**The exercise**.
Begin with the first line below and retype each line exactly through the line containing "import seaborn as sns". Any pictures are to be left out.

** start of Supplied information **

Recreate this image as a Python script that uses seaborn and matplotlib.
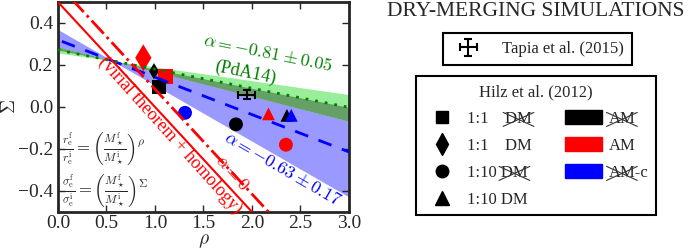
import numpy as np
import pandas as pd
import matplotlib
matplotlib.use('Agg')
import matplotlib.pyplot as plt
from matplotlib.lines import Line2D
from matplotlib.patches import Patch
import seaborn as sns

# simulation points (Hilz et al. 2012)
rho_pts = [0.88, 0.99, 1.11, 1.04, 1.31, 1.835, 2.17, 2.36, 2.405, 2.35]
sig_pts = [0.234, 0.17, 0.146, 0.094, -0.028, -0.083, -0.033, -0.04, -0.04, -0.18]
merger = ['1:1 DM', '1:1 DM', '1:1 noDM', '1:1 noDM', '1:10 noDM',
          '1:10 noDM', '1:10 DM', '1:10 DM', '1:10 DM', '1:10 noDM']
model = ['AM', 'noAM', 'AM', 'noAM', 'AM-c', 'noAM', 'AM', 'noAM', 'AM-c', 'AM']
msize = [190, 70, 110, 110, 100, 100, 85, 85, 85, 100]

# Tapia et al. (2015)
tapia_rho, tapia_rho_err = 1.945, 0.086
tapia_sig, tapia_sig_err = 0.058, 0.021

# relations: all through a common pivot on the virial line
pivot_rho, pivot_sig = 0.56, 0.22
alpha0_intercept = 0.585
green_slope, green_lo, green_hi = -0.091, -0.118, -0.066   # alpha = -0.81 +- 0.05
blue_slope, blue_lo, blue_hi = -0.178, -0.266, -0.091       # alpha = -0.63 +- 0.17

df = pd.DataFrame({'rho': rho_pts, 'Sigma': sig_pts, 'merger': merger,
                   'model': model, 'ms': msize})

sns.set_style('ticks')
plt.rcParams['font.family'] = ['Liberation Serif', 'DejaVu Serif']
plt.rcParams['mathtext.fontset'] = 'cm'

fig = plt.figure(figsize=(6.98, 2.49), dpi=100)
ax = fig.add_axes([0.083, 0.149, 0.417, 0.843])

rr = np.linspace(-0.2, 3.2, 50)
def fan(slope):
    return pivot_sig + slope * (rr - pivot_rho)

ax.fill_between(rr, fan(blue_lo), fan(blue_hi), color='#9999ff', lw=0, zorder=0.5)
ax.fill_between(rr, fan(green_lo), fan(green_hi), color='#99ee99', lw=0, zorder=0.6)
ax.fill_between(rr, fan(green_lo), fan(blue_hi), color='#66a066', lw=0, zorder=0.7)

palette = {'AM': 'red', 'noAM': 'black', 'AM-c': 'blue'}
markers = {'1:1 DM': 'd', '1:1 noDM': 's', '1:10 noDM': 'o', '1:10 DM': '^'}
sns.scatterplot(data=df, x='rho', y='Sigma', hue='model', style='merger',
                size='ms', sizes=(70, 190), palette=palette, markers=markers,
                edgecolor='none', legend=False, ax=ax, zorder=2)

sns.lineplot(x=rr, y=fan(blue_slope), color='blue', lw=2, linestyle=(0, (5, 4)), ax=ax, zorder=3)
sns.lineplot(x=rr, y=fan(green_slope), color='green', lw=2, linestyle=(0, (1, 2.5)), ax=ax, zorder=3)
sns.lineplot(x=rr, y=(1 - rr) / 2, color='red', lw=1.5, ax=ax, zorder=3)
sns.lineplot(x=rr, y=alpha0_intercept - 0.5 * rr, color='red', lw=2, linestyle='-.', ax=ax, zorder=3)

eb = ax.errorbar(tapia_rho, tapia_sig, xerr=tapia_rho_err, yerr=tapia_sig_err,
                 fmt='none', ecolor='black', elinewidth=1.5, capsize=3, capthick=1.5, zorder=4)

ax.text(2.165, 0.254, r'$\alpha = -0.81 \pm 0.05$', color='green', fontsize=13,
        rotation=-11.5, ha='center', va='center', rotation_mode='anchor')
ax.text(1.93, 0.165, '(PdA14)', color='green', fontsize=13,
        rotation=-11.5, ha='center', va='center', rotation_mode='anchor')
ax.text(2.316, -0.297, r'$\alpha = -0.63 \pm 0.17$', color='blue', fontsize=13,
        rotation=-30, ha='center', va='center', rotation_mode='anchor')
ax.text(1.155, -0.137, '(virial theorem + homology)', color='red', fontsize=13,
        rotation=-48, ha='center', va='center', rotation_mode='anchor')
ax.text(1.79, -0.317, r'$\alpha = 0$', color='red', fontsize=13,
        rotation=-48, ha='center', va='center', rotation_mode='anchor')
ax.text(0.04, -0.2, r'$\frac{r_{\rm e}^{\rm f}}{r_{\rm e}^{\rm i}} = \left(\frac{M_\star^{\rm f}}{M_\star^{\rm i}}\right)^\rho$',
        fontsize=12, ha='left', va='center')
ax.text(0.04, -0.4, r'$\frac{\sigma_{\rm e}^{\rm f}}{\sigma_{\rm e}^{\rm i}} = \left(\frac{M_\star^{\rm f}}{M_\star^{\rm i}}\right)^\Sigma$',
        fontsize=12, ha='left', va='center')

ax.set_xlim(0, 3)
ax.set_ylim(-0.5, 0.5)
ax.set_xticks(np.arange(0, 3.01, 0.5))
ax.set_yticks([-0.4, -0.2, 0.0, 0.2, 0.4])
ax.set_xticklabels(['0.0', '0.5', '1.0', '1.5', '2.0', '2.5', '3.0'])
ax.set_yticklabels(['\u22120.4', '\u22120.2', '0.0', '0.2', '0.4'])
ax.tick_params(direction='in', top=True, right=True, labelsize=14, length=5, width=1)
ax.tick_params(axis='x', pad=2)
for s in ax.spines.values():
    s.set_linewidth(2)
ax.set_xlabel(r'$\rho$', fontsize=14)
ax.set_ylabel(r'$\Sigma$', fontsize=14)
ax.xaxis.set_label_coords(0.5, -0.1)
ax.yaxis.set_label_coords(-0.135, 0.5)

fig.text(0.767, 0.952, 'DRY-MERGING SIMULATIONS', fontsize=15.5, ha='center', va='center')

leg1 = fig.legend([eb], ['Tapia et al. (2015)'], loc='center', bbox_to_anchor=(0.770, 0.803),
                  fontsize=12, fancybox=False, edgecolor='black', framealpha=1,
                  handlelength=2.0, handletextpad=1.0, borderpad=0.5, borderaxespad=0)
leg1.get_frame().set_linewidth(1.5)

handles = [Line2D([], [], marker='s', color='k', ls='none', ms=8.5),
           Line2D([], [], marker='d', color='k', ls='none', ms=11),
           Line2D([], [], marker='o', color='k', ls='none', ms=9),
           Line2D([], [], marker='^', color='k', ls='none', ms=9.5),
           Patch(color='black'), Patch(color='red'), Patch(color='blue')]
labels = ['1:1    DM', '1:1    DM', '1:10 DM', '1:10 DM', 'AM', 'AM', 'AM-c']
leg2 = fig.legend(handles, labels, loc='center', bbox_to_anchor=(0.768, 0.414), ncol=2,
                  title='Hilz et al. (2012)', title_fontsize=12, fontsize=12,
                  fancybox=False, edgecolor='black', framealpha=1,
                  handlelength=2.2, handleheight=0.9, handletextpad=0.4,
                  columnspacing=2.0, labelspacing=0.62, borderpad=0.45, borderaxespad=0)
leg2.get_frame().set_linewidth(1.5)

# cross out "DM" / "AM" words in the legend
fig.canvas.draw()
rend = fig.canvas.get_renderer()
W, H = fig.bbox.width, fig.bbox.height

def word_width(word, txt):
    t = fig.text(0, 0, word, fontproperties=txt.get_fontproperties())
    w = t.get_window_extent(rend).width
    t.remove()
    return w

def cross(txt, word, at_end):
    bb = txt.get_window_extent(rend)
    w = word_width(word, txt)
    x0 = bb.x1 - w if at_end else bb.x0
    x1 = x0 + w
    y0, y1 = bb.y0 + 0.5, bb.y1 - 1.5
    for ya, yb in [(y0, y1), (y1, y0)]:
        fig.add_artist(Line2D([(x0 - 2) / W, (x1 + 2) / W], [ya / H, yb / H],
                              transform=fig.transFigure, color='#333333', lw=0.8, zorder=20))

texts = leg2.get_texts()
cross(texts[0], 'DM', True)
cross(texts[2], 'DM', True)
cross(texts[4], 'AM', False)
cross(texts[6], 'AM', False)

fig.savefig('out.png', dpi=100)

** end of Supplied information **

**Worked solution**.
Recreate this image as a Python script that uses seaborn and matplotlib.
import numpy as np
import pandas as pd
import matplotlib
matplotlib.use('Agg')
import matplotlib.pyplot as plt
from matplotlib.lines import Line2D
from matplotlib.patches import Patch
import seaborn as sns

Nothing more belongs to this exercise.